* _Exercise inputs_
>> START

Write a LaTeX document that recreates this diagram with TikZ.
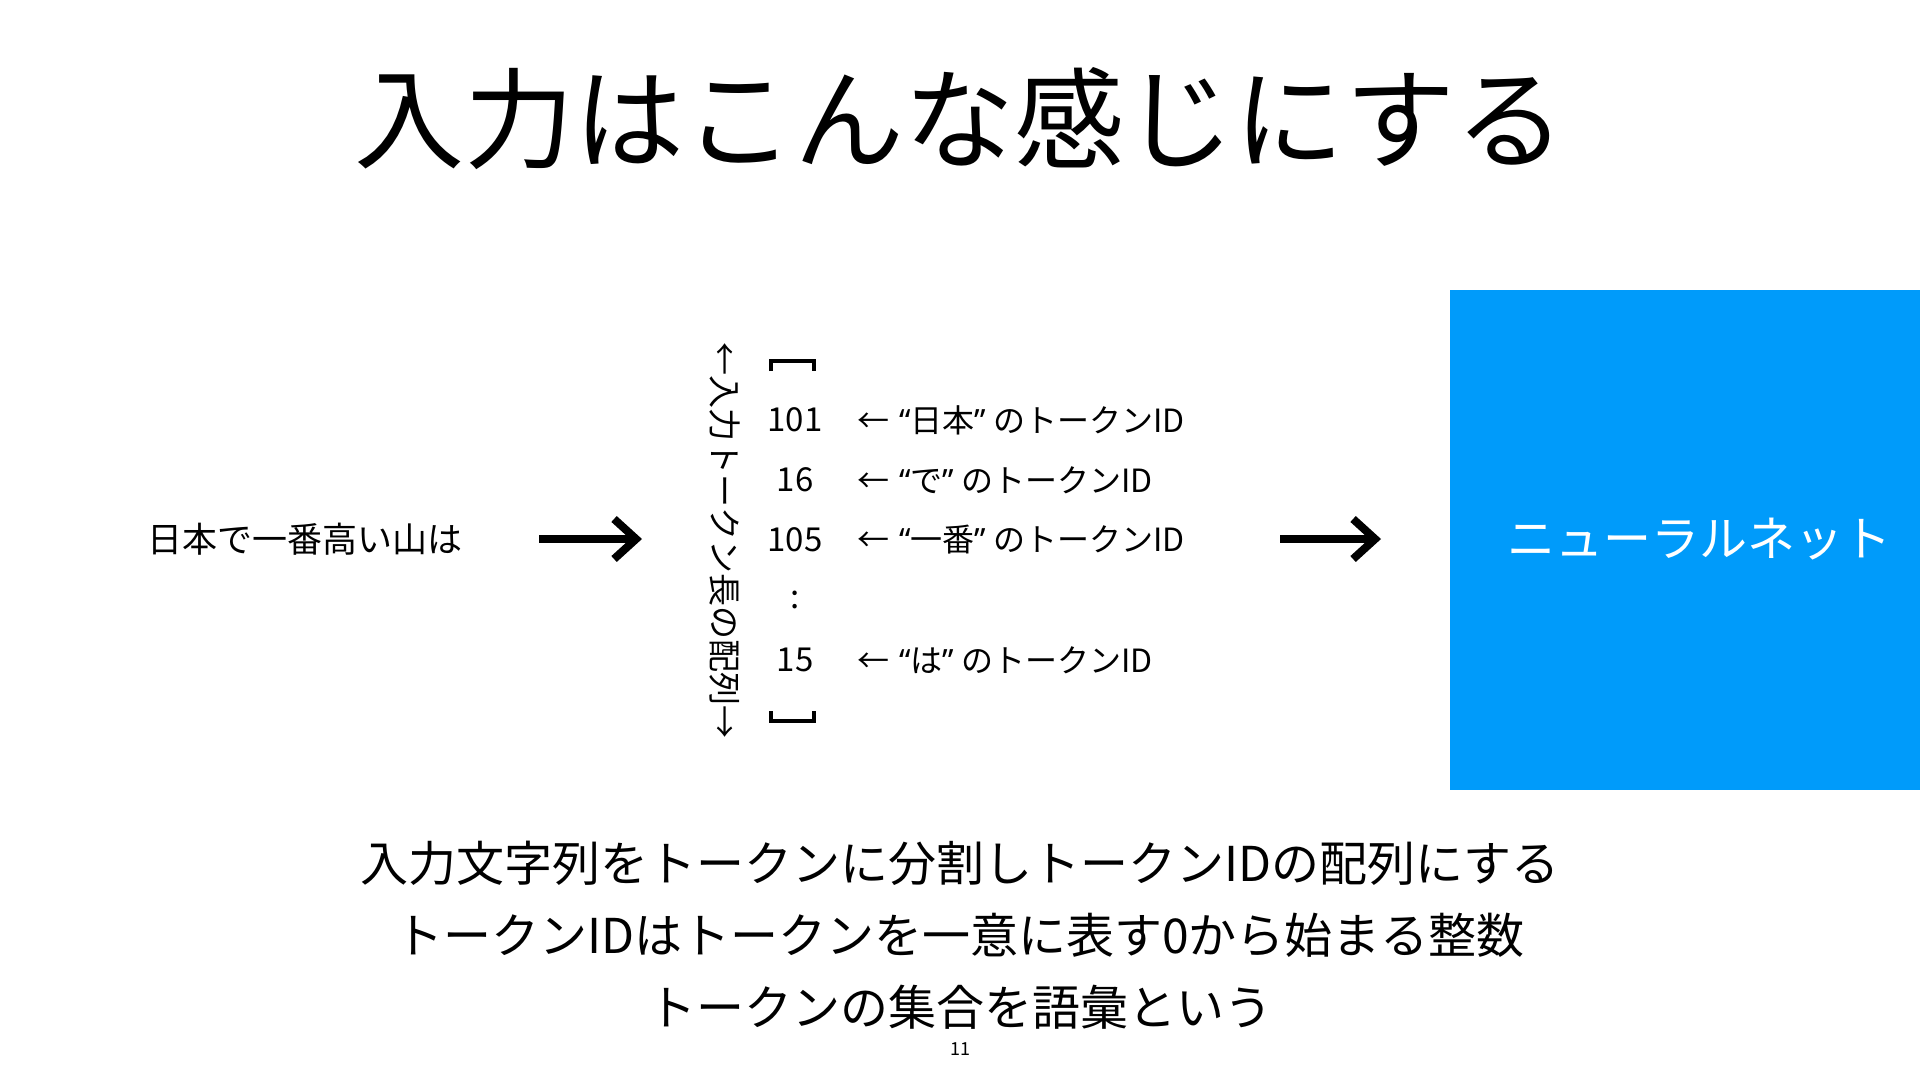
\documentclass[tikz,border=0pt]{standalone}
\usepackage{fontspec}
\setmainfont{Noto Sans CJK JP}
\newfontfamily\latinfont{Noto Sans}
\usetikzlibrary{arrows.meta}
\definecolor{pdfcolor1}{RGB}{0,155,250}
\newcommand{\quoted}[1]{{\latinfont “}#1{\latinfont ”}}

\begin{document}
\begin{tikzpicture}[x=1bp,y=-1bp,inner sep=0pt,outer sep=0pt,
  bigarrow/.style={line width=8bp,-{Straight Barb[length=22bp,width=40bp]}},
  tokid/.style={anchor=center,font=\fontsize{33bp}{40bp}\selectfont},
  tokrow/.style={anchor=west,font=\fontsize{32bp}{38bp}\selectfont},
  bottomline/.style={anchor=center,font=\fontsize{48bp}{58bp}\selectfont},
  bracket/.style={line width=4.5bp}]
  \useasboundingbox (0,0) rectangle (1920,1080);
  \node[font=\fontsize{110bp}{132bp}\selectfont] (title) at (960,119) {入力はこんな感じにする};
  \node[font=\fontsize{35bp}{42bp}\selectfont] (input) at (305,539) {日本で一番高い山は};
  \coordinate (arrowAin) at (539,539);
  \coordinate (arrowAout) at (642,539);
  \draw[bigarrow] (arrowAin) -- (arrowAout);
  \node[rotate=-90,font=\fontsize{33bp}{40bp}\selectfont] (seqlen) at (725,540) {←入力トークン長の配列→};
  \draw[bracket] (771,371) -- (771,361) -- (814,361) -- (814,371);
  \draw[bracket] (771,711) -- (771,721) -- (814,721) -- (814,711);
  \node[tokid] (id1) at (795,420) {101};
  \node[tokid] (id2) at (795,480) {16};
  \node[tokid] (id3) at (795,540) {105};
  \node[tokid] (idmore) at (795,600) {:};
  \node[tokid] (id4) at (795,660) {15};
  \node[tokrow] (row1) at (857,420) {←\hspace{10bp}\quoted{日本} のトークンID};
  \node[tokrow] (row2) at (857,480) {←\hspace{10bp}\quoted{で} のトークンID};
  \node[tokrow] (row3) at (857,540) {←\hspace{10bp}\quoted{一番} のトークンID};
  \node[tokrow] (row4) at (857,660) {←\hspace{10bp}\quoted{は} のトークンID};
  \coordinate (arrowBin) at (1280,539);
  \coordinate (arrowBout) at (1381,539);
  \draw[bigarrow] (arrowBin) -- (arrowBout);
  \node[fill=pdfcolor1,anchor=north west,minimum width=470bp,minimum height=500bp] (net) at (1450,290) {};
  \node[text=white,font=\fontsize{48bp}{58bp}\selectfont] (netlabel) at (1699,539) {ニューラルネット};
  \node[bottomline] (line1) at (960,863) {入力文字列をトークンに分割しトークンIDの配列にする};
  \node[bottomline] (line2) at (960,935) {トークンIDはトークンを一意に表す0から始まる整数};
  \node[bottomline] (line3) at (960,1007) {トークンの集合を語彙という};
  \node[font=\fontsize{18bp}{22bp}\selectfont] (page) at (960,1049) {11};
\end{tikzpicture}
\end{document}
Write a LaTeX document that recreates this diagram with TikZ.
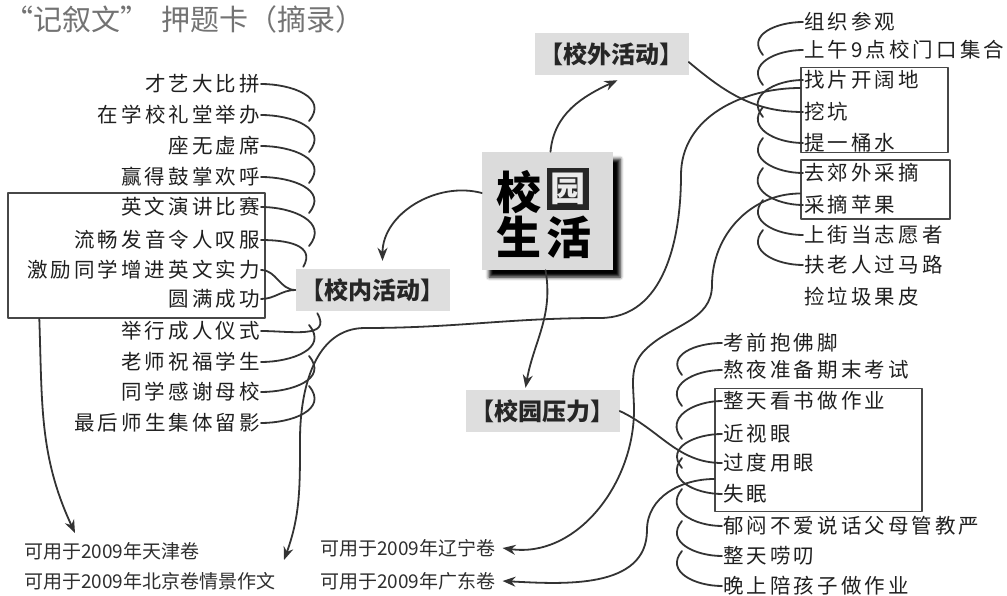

>> END

Set each line of the records down exactly, leaving every picture out.

* _Written reply_
Write a LaTeX document that recreates this diagram with TikZ.
\documentclass[tikz,border=0pt]{standalone}
\usepackage{fontspec}
\setmainfont{Noto Sans CJK JP}
\newfontfamily\latinfont{Noto Sans}
\usetikzlibrary{arrows.meta}
\definecolor{pdfcolor1}{RGB}{0,155,250}
\newcommand{\quoted}[1]{{\latinfont “}#1{\latinfont ”}}

\begin{document}
\begin{tikzpicture}[x=1bp,y=-1bp,inner sep=0pt,outer sep=0pt,
  bigarrow/.style={line width=8bp,-{Straight Barb[length=22bp,width=40bp]}},
  tokid/.style={anchor=center,font=\fontsize{33bp}{40bp}\selectfont},
  tokrow/.style={anchor=west,font=\fontsize{32bp}{38bp}\selectfont},
  bottomline/.style={anchor=center,font=\fontsize{48bp}{58bp}\selectfont},
  bracket/.style={line width=4.5bp}]
  \useasboundingbox (0,0) rectangle (1920,1080);
  \node[font=\fontsize{110bp}{132bp}\selectfont] (title) at (960,119) {入力はこんな感じにする};
  \node[font=\fontsize{35bp}{42bp}\selectfont] (input) at (305,539) {日本で一番高い山は};
  \coordinate (arrowAin) at (539,539);
  \coordinate (arrowAout) at (642,539);
  \draw[bigarrow] (arrowAin) -- (arrowAout);
  \node[rotate=-90,font=\fontsize{33bp}{40bp}\selectfont] (seqlen) at (725,540) {←入力トークン長の配列→};
  \draw[bracket] (771,371) -- (771,361) -- (814,361) -- (814,371);
  \draw[bracket] (771,711) -- (771,721) -- (814,721) -- (814,711);
  \node[tokid] (id1) at (795,420) {101};
  \node[tokid] (id2) at (795,480) {16};
  \node[tokid] (id3) at (795,540) {105};
  \node[tokid] (idmore) at (795,600) {:};
  \node[tokid] (id4) at (795,660) {15};
  \node[tokrow] (row1) at (857,420) {←\hspace{10bp}\quoted{日本} のトークンID};
  \node[tokrow] (row2) at (857,480) {←\hspace{10bp}\quoted{で} のトークンID};
  \node[tokrow] (row3) at (857,540) {←\hspace{10bp}\quoted{一番} のトークンID};
  \node[tokrow] (row4) at (857,660) {←\hspace{10bp}\quoted{は} のトークンID};
  \coordinate (arrowBin) at (1280,539);
  \coordinate (arrowBout) at (1381,539);
  \draw[bigarrow] (arrowBin) -- (arrowBout);
  \node[fill=pdfcolor1,anchor=north west,minimum width=470bp,minimum height=500bp] (net) at (1450,290) {};
  \node[text=white,font=\fontsize{48bp}{58bp}\selectfont] (netlabel) at (1699,539) {ニューラルネット};
  \node[bottomline] (line1) at (960,863) {入力文字列をトークンに分割しトークンIDの配列にする};
  \node[bottomline] (line2) at (960,935) {トークンIDはトークンを一意に表す0から始まる整数};
  \node[bottomline] (line3) at (960,1007) {トークンの集合を語彙という};
  \node[font=\fontsize{18bp}{22bp}\selectfont] (page) at (960,1049) {11};
\end{tikzpicture}
\end{document}
Write a LaTeX document that recreates this diagram with TikZ.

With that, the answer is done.